No me tomé esas palabras a la ligera. Esa netbook, con su procesador lento y su memoria limitada, me obligó a ser creativo. Aprendí a tener paciencia, a buscar tutoriales para optimizarla, para hacer que cada recurso valiera el doble. Fue en esas noches de investigación que descubrí un programa de diseño. Empecé jugando, pero pronto le hice un folleto al almacén de Don José. Cuando me pagó los primeros billetes, arrugados y ganados por mí, sentí una emoción que no me olvido más. Con ese dinero compré mi primer libro de anatomía, uno usado que todavía conservo. "Diseños Lucas", como me decían en el barrio, me permitió ayudar en casa, comprar mis propios útiles y sentir que mi esfuerzo valía.

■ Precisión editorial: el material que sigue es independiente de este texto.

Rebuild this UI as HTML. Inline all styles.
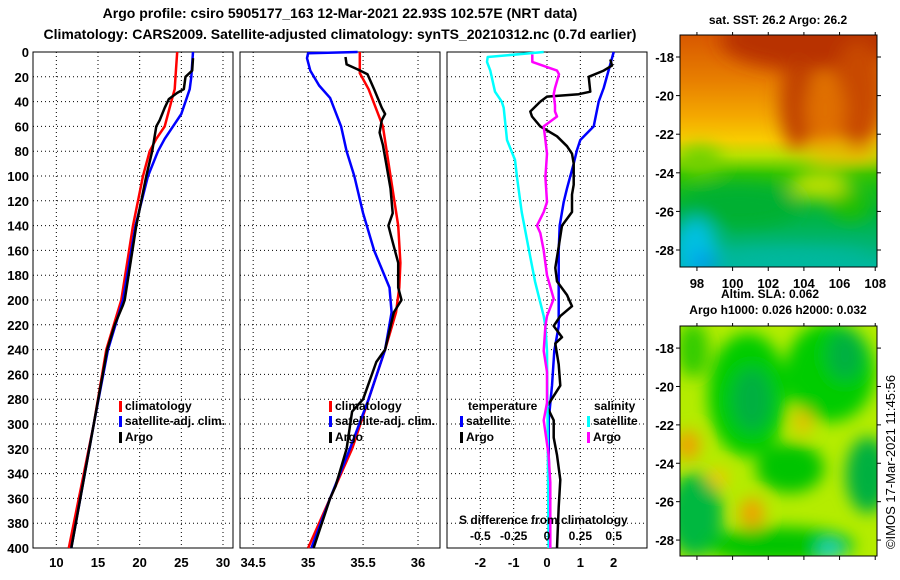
<!DOCTYPE html>
<html><head><meta charset="utf-8"><style>
body{margin:0;background:#fff;}
svg{display:block;font-family:"Liberation Sans",sans-serif;font-weight:bold;}
</style></head><body>
<svg id="c" width="900" height="580" xmlns="http://www.w3.org/2000/svg">
<defs>
<linearGradient id="sstg" x1="0" y1="0" x2="0" y2="1">
<stop offset="0" stop-color="#d85800"/><stop offset="0.2" stop-color="#e88000"/><stop offset="0.35" stop-color="#f4a800"/><stop offset="0.45" stop-color="#f8cc00"/><stop offset="0.52" stop-color="#b8e000"/><stop offset="0.6" stop-color="#30c400"/><stop offset="0.75" stop-color="#00b438"/><stop offset="0.9" stop-color="#00b470"/><stop offset="1" stop-color="#00b8a0"/>
</linearGradient>
<filter id="blur" x="-30%" y="-30%" width="160%" height="160%"><feGaussianBlur stdDeviation="8"/></filter>
<filter id="blur2" x="-30%" y="-30%" width="160%" height="160%"><feGaussianBlur stdDeviation="9"/></filter>
<clipPath id="cm1"><rect x="680" y="35" width="197" height="232"/></clipPath>
<clipPath id="cm2"><rect x="680" y="326" width="197" height="230"/></clipPath>
</defs>
<text x="340" y="18" font-size="14" text-anchor="middle">Argo profile: csiro 5905177_163 12-Mar-2021 22.93S 102.57E (NRT data)</text>
<text x="340" y="39" font-size="14" text-anchor="middle">Climatology: CARS2009. Satellite-adjusted climatology: synTS_20210312.nc (0.7d earlier)</text>
<g id="plots"></g>
<!-- top map -->
<g clip-path="url(#cm1)">
<rect x="680" y="35" width="197" height="232" fill="url(#sstg)"/>
<g filter="url(#blur2)">
<ellipse cx="810" cy="40" rx="90" ry="30" fill="#b83000"/>
<ellipse cx="798" cy="105" rx="18" ry="45" fill="#c04000"/>
<ellipse cx="858" cy="95" rx="25" ry="55" fill="#c84800"/>
<ellipse cx="825" cy="110" rx="20" ry="35" fill="#e07000"/>
<ellipse cx="845" cy="155" rx="40" ry="8" fill="#f0b800"/>
<ellipse cx="700" cy="160" rx="22" ry="14" fill="#70d000"/>
<ellipse cx="820" cy="185" rx="30" ry="14" fill="#c0e000"/>
<ellipse cx="850" cy="205" rx="20" ry="15" fill="#20c000"/>
<ellipse cx="740" cy="205" rx="60" ry="22" fill="#00b030"/>
<ellipse cx="695" cy="248" rx="22" ry="30" fill="#00c0e0"/>
<ellipse cx="705" cy="262" rx="15" ry="8" fill="#0090f0"/>
<ellipse cx="790" cy="258" rx="80" ry="10" fill="#00b8a0"/>
</g>
</g>
<rect x="680" y="35" width="197" height="232" fill="none" stroke="#000"/>
<text x="778" y="24" font-size="12" text-anchor="middle">sat. SST: 26.2 Argo: 26.2</text>
<!-- bottom map -->
<g clip-path="url(#cm2)">
<rect x="680" y="326" width="197" height="230" fill="#b4ec00"/>
<g filter="url(#blur)">
<ellipse cx="693" cy="350" rx="16" ry="28" fill="#30cc00"/>
<ellipse cx="748" cy="395" rx="40" ry="62" fill="#00cc00"/>
<ellipse cx="752" cy="400" rx="20" ry="32" fill="#00b040"/>
<ellipse cx="830" cy="372" rx="45" ry="50" fill="#00cc00"/>
<ellipse cx="845" cy="355" rx="18" ry="25" fill="#00b040"/>
<ellipse cx="790" cy="468" rx="34" ry="25" fill="#00c400"/>
<ellipse cx="868" cy="475" rx="22" ry="38" fill="#00b040"/>
<ellipse cx="695" cy="515" rx="28" ry="42" fill="#00b840"/>
<ellipse cx="780" cy="545" rx="75" ry="18" fill="#00c400"/>
<ellipse cx="830" cy="550" rx="12" ry="10" fill="#20d0c0"/>
<ellipse cx="688" cy="445" rx="12" ry="15" fill="#f0a000"/>
<ellipse cx="752" cy="513" rx="12" ry="15" fill="#f0a000"/>
<ellipse cx="803" cy="422" rx="8" ry="12" fill="#f0b800"/>
<ellipse cx="718" cy="478" rx="10" ry="10" fill="#f0c800"/>
</g>
</g>
<rect x="680" y="326" width="197" height="230" fill="none" stroke="#000"/>
<text x="770" y="298" font-size="12" text-anchor="middle">Altim. SLA: 0.062</text>
<text x="778" y="314" font-size="12" text-anchor="middle">Argo h1000: 0.026 h2000: 0.032</text>
<text transform="translate(895,462) rotate(-90)" font-size="13" font-weight="normal" text-anchor="middle">©IMOS 17-Mar-2021 11:45:56</text>
<g id="maps"></g>
</svg>
<script>
// ---- data ----
const depthTicks=[0,20,40,60,80,100,120,140,160,180,200,220,240,260,280,300,320,340,360,380,400];
const tempTicks=[10,15,20,25,30];
const salTicks=[34.5,35,35.5,36];
const diffTicks=[-2,-1,0,1,2];
const sdiffTicks=[-0.5,-0.25,0,0.25,0.5];
const sdiffLabels=["-0.5","-0.25","0","0.25","0.5"];
const latTicks=[-18,-20,-22,-24,-26,-28];
const lonTicks=[98,100,102,104,106,108];

const tClimD=[0,20,30,40,60,70,80,100,140,200,240,300,400];
const tClimV=[24.5,24.3,24.2,23.8,23,22,21.2,20.4,19.2,17.8,16,14.5,11.5];
const tSatD=[0,20,30,50,60,70,80,100,140,200,240,300,400];
const tSatV=[26.4,26.2,26,25,24,23,22.2,21,19.5,18,16.2,14.5,11.8];
const tArgoD=[5,15,20,30,33,38,45,55,60,80,100,140,200,204,220,240,300,400];
const tArgoV=[26.4,26.3,25.5,25.3,24.5,23.5,23,22.4,22,21.5,20.8,19.6,18.2,18,17,16.1,14.5,11.8];

const sClimD=[0,17,30,60,100,140,170,190,210,240,280,320,360,400];
const sClimV=[35.47,35.47,35.55,35.68,35.75,35.82,35.84,35.83,35.8,35.7,35.55,35.4,35.2,35.0];
const sSatD=[0,1,5,15,27,37,60,80,100,130,160,190,210,240,280,320,360,400];
const sSatV=[35.45,35.0,34.99,35.02,35.1,35.2,35.3,35.35,35.42,35.5,35.6,35.74,35.76,35.7,35.55,35.38,35.2,35.03];
const sArgoD=[4,10,14,18,30,45,50,55,65,75,90,110,130,140,150,170,190,200,210,240,250,280,290,320,350,360,400];
const sArgoV=[35.34,35.35,35.45,35.54,35.6,35.67,35.7,35.67,35.65,35.68,35.71,35.75,35.77,35.73,35.76,35.82,35.82,35.85,35.78,35.7,35.62,35.5,35.4,35.35,35.25,35.2,35.05];

const dTSatD=[0,29,40,60,71,79,90,110,121,140,160,185,221,241,269,297,325,353,400];
const dTSatV=[2.0,1.7,1.55,1.4,1.0,0.9,0.8,0.6,0.5,0.38,0.35,0.35,0.35,0.22,0.15,0.05,0.05,0.08,0.1];
const dTArgoD=[6,11,15,20,32,34,36,40,48,52,60,68,76,82,90,107,115,129,140,157,174,185,196,205,213,221,230,235,252,269,286,297,311,325,345,367,400];
const dTArgoV=[1.9,1.95,1.7,1.25,1.3,0.95,0.0,-0.2,-0.5,-0.45,-0.2,0.3,0.6,0.75,0.8,0.8,0.75,0.75,0.45,0.35,0.25,0.3,0.6,0.75,0.4,0.2,0.45,0.25,0.35,0.4,0.0,0.2,0.2,0.3,0.4,0.35,0.3];
const dSSatD=[0,4,8,15,32,40,45,71,87,101,129,157,185,213,221,241,400];
const dSSatV=[-0.025,-0.445,-0.45,-0.425,-0.39,-0.34,-0.325,-0.3,-0.24,-0.225,-0.19,-0.14,-0.09,-0.025,-0.012,0,0.012];
const dSArgoD=[2,8,15,18,29,34,43,48,52,60,71,82,101,121,129,140,146,160,180,199,213,221,241,258,283,297,325,347,367,400];
const dSArgoV=[-0.11,-0.11,0.075,0.09,0.06,0.05,0.06,0.06,0.075,-0.025,-0.012,0,-0.012,0,-0.025,-0.075,-0.05,-0.025,0,0.05,0,-0.012,-0.025,0,0,-0.025,0.012,0.025,0.025,0.025];

// ---- layout ----
const NS="http://www.w3.org/2000/svg";
const Y0=52,Y1=548;
const yS=d=>Y0+(d/400)*(Y1-Y0);
function mk(tag,at,parent){const e=document.createElementNS(NS,tag);for(const k in at)e.setAttribute(k,at[k]);parent.appendChild(e);return e;}
const G=document.getElementById('plots');

function panel(name,x0,x1,vmin,vmax,xt,xlabels,showY){
  const g=mk('g',{},G);
  
  
  const xs=v=>x0+(v-vmin)/(vmax-vmin)*(x1-x0);
  depthTicks.forEach(d=>{
    const l=mk('line',{x1:x0,x2:x1,y1:yS(d),y2:yS(d),stroke:'#000','stroke-width':1,'stroke-dasharray':'1,3'},g);
    
    
    if(showY){
      const t=mk('text',{x:x0-4,y:yS(d)+5,'font-size':13,'text-anchor':'end'},g);
      
      
      t.textContent=d;
    }
  });
  xt.forEach((v,i)=>{
    const l=mk('line',{x1:xs(v),x2:xs(v),y1:Y0,y2:Y1,stroke:'#000','stroke-width':1,'stroke-dasharray':'1,3'},g);
    
    
    const t=mk('text',{x:xs(v),y:Y1+19,'font-size':13,'text-anchor':'middle'},g);
    
    
    t.textContent=xlabels[i];
  });
  const r=mk('rect',{x:x0,y:Y0,width:x1-x0,height:Y1-Y0,fill:'none',stroke:'#000','stroke-width':1},g);
  
  
  return {g,xs};
}
function series(p,name,D,V,color,scale){
  const pts=D.map((d,i)=>p.xs(V[i]*(scale||1)).toFixed(1)+','+yS(d).toFixed(1)).join(' ');
  const l=mk('polyline',{points:pts,fill:'none',stroke:color,'stroke-width':2.5,'stroke-linejoin':'round'},p.g);
  
  
}
function legendItem(g,x,y,color,label,name){
  const r=mk('rect',{x:x,y:y-9,width:3,height:11,fill:color},g);
  
  
  const t=mk('text',{x:x+6,y:y,'font-size':12},g);
  
  
  t.textContent=label;
}
function txt(g,x,y,s,name,anchor){
  const t=mk('text',{x:x,y:y,'font-size':12,'text-anchor':anchor||'start'},g);
  
  
  t.textContent=s;
  return t;
}

const p1=panel('temperature-panel',33,233,7.2,31.2,tempTicks,tempTicks.map(String),true);
series(p1,'temp-climatology-line',tClimD,tClimV,'#f00');
series(p1,'temp-satellite-line',tSatD,tSatV,'#00f');
series(p1,'temp-argo-line',tArgoD,tArgoV,'#000');
legendItem(p1.g,119,410,'#f00','climatology','legend-climatology');
legendItem(p1.g,119,425,'#00f','satellite-adj. clim.','legend-satellite');
legendItem(p1.g,119,441,'#000','Argo','legend-argo');

const p2=panel('salinity-panel',240,440,34.38,36.2,salTicks,salTicks.map(String),false);
series(p2,'sal-climatology-line',sClimD,sClimV,'#f00');
series(p2,'sal-satellite-line',sSatD,sSatV,'#00f');
series(p2,'sal-argo-line',sArgoD,sArgoV,'#000');
legendItem(p2.g,329,410,'#f00','climatology','legend-climatology');
legendItem(p2.g,329,425,'#00f','satellite-adj. clim.','legend-satellite');
legendItem(p2.g,329,441,'#000','Argo','legend-argo');

const p3=panel('difference-panel',447,647,-3,3,diffTicks,diffTicks.map(String),false);
series(p3,'diff-temp-satellite-line',dTSatD,dTSatV,'#00f');
series(p3,'diff-temp-argo-line',dTArgoD,dTArgoV,'#000');
series(p3,'diff-sal-satellite-line',dSSatD,dSSatV,'#0ff',4);
series(p3,'diff-sal-argo-line',dSArgoD,dSArgoV,'#f0f',4);
txt(p3.g,468,410,'temperature','legend-temperature-title');
txt(p3.g,594,410,'salinity','legend-salinity-title');
legendItem(p3.g,460,425,'#00f','satellite','legend-temp-satellite');
legendItem(p3.g,460,441,'#000','Argo','legend-temp-argo');
legendItem(p3.g,587,425,'#0ff','satellite','legend-sal-satellite');
legendItem(p3.g,587,441,'#f0f','Argo','legend-sal-argo');
txt(p3.g,459,524,'S difference from climatology','s-diff-axis-title');
sdiffTicks.forEach((v,i)=>txt(p3.g,p3.xs(v*4),540,sdiffLabels[i],'s-diff-tick-label','middle'));

// map ticks
const M=document.getElementById('maps');
function mapAxes(top,bot,latTop,latBot,showLon){
  const ly=v=>top+(v-latTop)/(latBot-latTop)*(bot-top);
  latTicks.forEach(v=>{
    mk('line',{x1:877,x2:881,y1:ly(v),y2:ly(v),stroke:'#000'},M);
    mk('line',{x1:676,x2:680,y1:ly(v),y2:ly(v),stroke:'#000'},M);
    txt(M,674,ly(v)+5,String(v),'map-lat-label','end').setAttribute('font-size','13');
  });
  const lx=v=>680+(v-97.05)/(108.1-97.05)*197;
  lonTicks.forEach(v=>{
    mk('line',{x1:lx(v),x2:lx(v),y1:bot,y2:bot+4,stroke:'#000'},M);
    mk('line',{x1:lx(v),x2:lx(v),y1:top-3,y2:top,stroke:'#000'},M);
    if(showLon) txt(M,lx(v),bot+21,String(v),'map-lon-label','middle').setAttribute('font-size','13');
  });
}
mapAxes(35,267,-16.86,-28.88,true);
mapAxes(326,556,-16.85,-28.83,false);
</script>
</body></html>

Hoy, la netbook lleva las marcas de nuestra historia juntos. La tecla "A", casi borrada de tanto escribir resúmenes. Una calcomanía de un átomo que pegué para una feria de ciencias. La esquina de la carcasa que se rompió en una caída, pero que pegué con cuidado. No es la más moderna ni la más rápida del aula. A veces, cuando estoy en la facultad, veo las MacBooks y las laptops ultralivianas a mi lado y soy consciente de la diferencia.
Pero entonces miro mi pantalla, donde ahora mismo se proyecta un corazón humano latiendo, y entiendo algo. Esta máquina no solo me enseñó sobre células y sistemas; me enseñó a no rendirme, a ser recursivo, a valorar cada oportunidad. Mi mamá tenía razón. Esta llave me abrió la primera puerta. Y estoy decidido a seguir empujando, con ella a mi lado, hasta poder abrir la puerta de un consultorio y devolver un poco de todo lo que me fue dado.